Objective
Retype nothing except the lines below from the one with "Write a Python" through the one with "ax.spines[s].set_linewidth(1.2)", exactly, with images left out.

┌──

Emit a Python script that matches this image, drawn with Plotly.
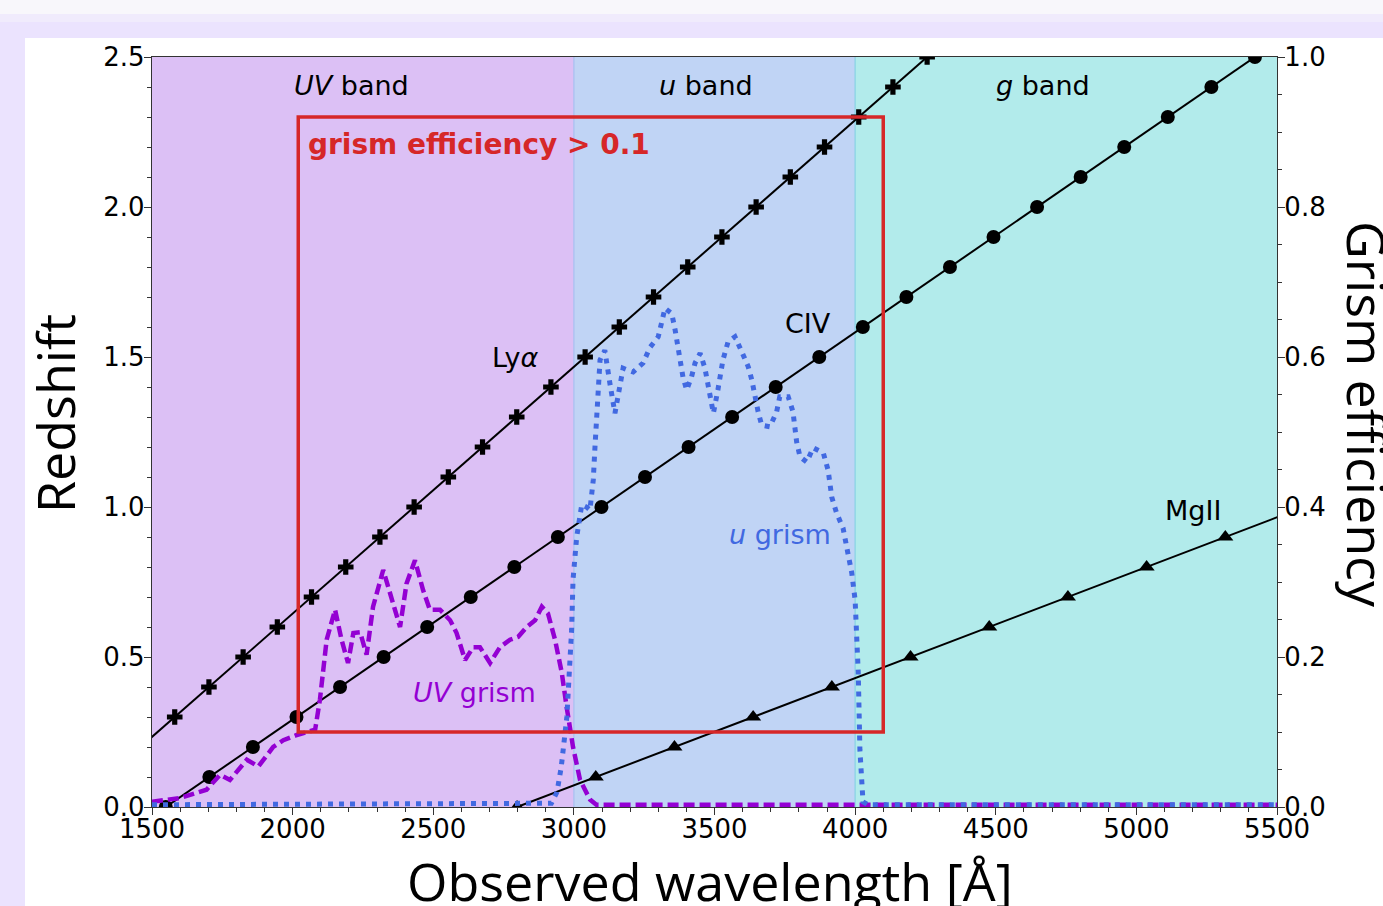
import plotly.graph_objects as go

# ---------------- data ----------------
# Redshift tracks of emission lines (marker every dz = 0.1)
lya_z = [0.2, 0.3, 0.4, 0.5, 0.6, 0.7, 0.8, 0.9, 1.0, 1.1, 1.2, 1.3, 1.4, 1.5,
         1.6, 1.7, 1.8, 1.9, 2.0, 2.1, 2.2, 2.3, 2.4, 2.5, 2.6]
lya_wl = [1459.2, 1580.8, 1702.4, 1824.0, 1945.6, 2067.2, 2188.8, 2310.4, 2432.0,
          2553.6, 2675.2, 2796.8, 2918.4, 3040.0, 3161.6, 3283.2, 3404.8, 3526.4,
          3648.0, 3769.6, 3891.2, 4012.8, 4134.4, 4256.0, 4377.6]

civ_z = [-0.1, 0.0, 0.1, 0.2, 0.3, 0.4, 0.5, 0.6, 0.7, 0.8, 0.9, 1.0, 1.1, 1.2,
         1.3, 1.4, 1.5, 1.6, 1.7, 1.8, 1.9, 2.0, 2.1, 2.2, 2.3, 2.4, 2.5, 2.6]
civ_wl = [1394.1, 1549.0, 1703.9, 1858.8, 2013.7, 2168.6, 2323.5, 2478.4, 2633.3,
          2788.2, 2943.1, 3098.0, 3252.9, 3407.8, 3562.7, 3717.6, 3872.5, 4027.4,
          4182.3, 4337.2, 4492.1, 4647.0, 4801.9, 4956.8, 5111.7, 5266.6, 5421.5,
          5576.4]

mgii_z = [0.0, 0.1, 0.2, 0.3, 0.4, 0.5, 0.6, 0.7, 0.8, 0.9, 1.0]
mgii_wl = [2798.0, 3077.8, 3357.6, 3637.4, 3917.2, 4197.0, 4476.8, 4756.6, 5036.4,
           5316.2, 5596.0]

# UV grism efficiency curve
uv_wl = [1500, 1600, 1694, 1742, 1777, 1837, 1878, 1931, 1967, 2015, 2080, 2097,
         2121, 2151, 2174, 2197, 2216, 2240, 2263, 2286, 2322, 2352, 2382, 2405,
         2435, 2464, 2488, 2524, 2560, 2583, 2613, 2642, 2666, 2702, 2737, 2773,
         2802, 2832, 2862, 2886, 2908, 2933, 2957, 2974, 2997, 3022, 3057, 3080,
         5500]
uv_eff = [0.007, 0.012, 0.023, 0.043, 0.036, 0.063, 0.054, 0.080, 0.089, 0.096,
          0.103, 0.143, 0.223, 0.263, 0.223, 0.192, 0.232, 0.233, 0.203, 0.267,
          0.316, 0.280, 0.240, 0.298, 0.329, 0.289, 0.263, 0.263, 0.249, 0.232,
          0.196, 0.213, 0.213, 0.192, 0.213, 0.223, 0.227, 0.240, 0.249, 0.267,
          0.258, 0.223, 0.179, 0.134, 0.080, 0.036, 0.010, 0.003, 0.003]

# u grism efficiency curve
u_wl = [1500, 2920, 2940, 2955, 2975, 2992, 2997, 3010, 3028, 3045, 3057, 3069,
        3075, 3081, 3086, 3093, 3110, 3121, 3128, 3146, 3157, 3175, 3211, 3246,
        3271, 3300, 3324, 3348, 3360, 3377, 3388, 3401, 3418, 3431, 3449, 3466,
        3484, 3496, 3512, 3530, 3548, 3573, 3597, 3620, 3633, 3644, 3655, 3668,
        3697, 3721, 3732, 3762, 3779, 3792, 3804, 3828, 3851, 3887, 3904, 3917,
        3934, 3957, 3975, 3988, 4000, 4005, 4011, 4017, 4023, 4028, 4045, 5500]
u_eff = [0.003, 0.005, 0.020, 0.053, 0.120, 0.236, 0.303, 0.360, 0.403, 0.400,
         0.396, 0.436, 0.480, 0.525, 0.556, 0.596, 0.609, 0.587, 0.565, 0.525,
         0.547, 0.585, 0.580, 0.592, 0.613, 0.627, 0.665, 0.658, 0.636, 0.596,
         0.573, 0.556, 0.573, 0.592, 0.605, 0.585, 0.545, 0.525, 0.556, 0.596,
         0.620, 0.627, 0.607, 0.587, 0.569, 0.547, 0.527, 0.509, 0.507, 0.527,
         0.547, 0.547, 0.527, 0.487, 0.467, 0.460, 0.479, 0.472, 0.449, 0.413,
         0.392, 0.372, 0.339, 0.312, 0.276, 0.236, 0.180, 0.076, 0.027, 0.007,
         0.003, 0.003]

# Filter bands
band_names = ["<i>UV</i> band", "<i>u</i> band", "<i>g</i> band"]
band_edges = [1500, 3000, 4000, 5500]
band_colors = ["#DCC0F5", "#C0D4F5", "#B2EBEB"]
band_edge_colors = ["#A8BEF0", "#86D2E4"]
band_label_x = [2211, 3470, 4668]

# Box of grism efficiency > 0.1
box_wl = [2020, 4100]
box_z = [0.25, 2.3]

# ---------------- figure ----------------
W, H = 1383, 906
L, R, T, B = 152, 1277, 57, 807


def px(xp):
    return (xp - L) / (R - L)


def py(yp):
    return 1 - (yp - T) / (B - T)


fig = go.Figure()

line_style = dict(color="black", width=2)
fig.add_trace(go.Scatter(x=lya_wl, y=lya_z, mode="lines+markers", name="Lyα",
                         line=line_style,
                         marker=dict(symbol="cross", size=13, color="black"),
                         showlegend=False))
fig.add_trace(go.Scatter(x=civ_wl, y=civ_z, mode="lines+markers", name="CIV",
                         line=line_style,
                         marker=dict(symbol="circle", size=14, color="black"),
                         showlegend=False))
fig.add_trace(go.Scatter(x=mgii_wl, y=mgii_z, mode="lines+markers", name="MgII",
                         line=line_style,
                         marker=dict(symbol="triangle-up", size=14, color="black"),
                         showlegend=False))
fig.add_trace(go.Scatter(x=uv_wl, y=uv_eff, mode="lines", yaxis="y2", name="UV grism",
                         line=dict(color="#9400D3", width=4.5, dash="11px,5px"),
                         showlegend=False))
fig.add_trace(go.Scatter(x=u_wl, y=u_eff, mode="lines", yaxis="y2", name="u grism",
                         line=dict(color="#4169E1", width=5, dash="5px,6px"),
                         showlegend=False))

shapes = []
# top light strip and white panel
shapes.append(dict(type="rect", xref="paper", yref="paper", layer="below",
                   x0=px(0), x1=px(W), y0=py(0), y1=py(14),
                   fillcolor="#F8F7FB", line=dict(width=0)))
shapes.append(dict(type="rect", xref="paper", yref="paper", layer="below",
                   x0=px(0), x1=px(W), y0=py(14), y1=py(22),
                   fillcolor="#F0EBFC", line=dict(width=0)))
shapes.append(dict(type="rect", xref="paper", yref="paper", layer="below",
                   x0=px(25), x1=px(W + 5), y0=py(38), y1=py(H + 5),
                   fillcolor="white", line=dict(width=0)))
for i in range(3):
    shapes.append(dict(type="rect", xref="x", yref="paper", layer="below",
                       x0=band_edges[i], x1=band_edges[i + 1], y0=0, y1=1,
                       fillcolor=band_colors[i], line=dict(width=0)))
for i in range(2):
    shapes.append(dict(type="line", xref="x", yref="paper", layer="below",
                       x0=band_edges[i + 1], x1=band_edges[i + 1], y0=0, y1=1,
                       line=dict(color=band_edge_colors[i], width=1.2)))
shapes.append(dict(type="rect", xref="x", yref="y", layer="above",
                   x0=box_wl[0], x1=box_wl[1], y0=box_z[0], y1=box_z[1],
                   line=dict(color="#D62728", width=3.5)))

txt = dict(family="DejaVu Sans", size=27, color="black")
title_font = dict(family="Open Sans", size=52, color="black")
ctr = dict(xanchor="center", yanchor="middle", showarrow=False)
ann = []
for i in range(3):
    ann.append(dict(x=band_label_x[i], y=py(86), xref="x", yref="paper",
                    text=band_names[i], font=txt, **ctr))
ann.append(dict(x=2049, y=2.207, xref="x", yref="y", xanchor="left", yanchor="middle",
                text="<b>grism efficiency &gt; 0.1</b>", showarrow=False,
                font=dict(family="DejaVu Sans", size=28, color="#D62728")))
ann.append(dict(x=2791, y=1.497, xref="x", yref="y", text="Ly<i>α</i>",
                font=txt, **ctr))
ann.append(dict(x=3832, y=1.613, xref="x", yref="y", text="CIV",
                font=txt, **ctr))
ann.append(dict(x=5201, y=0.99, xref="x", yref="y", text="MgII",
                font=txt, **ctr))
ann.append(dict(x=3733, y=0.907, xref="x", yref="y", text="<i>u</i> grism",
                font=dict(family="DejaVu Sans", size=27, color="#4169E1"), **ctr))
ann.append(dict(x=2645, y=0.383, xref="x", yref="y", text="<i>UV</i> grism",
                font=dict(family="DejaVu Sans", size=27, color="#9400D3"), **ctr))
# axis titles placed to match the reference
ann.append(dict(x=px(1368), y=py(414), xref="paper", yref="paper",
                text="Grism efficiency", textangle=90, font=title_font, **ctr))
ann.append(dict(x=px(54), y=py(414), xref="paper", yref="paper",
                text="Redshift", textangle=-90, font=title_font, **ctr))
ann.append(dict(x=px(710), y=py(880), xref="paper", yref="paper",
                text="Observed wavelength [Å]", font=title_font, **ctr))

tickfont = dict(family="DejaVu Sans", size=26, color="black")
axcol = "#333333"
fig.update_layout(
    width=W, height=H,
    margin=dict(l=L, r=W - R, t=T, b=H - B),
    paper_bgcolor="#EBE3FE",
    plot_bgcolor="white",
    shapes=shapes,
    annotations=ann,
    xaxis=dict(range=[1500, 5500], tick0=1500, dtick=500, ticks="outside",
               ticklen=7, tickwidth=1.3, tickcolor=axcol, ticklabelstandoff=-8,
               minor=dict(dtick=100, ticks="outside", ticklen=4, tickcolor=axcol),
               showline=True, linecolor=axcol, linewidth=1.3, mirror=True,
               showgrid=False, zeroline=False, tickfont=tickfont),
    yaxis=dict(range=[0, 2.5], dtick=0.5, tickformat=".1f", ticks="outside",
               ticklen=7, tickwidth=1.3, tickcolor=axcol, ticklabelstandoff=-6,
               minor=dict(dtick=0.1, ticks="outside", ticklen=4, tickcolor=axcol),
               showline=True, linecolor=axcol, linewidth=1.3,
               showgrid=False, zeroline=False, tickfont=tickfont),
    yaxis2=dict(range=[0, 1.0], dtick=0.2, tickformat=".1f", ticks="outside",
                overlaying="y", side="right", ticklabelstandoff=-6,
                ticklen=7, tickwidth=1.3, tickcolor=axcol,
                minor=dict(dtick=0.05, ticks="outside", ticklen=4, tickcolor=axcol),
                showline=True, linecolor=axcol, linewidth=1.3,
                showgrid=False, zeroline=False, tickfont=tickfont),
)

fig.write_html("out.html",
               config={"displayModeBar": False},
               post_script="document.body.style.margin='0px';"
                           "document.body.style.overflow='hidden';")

└──
┌──

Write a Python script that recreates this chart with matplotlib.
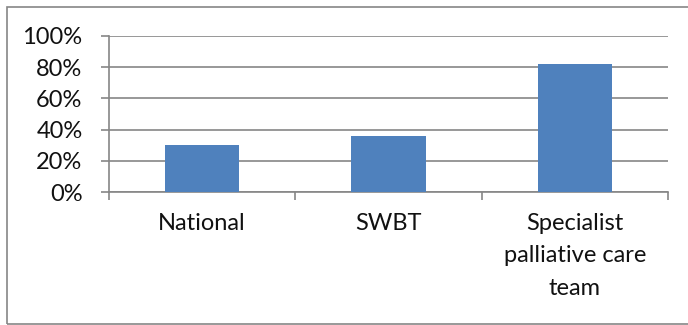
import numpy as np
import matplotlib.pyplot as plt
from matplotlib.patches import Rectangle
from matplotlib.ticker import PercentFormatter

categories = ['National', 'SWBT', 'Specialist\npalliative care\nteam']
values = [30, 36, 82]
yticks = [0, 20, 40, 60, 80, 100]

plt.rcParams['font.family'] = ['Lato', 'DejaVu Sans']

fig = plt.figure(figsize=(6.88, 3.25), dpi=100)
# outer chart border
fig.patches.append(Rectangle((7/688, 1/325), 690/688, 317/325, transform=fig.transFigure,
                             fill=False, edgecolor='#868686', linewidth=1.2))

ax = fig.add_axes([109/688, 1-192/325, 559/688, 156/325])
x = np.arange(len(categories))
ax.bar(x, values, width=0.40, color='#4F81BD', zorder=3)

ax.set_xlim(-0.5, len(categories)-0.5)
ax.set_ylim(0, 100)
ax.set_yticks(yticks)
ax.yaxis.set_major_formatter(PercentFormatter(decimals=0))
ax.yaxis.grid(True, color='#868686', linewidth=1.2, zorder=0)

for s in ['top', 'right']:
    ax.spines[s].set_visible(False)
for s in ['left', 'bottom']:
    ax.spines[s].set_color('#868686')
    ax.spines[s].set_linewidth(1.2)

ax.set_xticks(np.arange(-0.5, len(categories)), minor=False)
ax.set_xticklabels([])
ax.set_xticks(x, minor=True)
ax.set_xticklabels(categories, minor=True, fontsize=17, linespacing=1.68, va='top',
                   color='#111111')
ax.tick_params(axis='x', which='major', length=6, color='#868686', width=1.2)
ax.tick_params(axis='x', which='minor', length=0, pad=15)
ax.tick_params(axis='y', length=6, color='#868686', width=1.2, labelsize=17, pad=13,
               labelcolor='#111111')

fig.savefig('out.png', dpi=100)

└──
┌──

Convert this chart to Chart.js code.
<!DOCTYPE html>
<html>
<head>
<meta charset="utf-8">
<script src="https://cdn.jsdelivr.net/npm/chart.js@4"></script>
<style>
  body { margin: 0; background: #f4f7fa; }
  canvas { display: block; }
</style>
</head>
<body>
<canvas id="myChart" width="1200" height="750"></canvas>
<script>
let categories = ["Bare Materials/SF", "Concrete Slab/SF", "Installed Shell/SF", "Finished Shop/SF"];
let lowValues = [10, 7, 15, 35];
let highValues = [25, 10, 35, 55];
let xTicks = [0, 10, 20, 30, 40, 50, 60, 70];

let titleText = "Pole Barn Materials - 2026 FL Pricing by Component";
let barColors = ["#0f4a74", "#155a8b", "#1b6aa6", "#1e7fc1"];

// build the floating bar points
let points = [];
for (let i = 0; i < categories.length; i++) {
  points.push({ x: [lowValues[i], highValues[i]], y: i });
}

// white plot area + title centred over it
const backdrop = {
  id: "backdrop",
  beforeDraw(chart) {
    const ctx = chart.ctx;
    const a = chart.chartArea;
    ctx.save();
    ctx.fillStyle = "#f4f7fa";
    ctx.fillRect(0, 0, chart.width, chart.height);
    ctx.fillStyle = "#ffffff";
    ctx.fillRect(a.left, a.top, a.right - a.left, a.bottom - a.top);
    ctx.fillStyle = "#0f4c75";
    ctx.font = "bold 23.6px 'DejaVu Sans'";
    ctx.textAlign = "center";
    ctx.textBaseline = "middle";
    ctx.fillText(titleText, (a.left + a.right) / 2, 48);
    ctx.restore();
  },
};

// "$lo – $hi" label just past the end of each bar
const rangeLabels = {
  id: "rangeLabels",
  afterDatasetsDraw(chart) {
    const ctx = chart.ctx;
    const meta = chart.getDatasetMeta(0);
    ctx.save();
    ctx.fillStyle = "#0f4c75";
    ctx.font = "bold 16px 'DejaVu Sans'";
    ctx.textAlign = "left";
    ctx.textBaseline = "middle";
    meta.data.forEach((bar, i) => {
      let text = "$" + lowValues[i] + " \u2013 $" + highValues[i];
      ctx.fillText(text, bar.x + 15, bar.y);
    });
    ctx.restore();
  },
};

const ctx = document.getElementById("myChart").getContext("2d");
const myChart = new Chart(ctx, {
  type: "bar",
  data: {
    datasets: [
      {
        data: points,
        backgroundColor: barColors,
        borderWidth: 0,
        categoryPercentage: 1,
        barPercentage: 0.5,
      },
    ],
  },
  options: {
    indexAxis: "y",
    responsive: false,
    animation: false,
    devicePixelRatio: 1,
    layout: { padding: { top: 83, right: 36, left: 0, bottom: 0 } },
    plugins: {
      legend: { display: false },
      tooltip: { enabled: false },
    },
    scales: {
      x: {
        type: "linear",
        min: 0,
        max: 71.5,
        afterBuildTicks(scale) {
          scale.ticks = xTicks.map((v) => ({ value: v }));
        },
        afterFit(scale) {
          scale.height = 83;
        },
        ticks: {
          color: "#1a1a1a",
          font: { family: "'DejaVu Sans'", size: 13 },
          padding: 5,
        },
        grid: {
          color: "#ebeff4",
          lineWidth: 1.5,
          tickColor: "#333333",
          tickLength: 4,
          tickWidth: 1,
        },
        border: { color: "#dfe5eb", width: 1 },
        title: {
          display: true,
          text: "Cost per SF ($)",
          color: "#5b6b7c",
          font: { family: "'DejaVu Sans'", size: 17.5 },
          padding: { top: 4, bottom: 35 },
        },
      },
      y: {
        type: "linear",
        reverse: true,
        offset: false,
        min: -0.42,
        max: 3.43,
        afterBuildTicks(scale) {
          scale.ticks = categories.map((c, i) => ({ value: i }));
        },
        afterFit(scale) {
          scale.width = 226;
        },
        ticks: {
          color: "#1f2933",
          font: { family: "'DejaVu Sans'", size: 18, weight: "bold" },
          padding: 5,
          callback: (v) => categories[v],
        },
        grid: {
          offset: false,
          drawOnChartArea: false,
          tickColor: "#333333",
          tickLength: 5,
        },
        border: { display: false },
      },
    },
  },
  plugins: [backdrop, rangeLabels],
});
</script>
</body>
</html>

└──

Task result
Write a Python script that recreates this chart with matplotlib.
import numpy as np
import matplotlib.pyplot as plt
from matplotlib.patches import Rectangle
from matplotlib.ticker import PercentFormatter

categories = ['National', 'SWBT', 'Specialist\npalliative care\nteam']
values = [30, 36, 82]
yticks = [0, 20, 40, 60, 80, 100]

plt.rcParams['font.family'] = ['Lato', 'DejaVu Sans']

fig = plt.figure(figsize=(6.88, 3.25), dpi=100)
# outer chart border
fig.patches.append(Rectangle((7/688, 1/325), 690/688, 317/325, transform=fig.transFigure,
                             fill=False, edgecolor='#868686', linewidth=1.2))

ax = fig.add_axes([109/688, 1-192/325, 559/688, 156/325])
x = np.arange(len(categories))
ax.bar(x, values, width=0.40, color='#4F81BD', zorder=3)

ax.set_xlim(-0.5, len(categories)-0.5)
ax.set_ylim(0, 100)
ax.set_yticks(yticks)
ax.yaxis.set_major_formatter(PercentFormatter(decimals=0))
ax.yaxis.grid(True, color='#868686', linewidth=1.2, zorder=0)

for s in ['top', 'right']:
    ax.spines[s].set_visible(False)
for s in ['left', 'bottom']:
    ax.spines[s].set_color('#868686')
    ax.spines[s].set_linewidth(1.2)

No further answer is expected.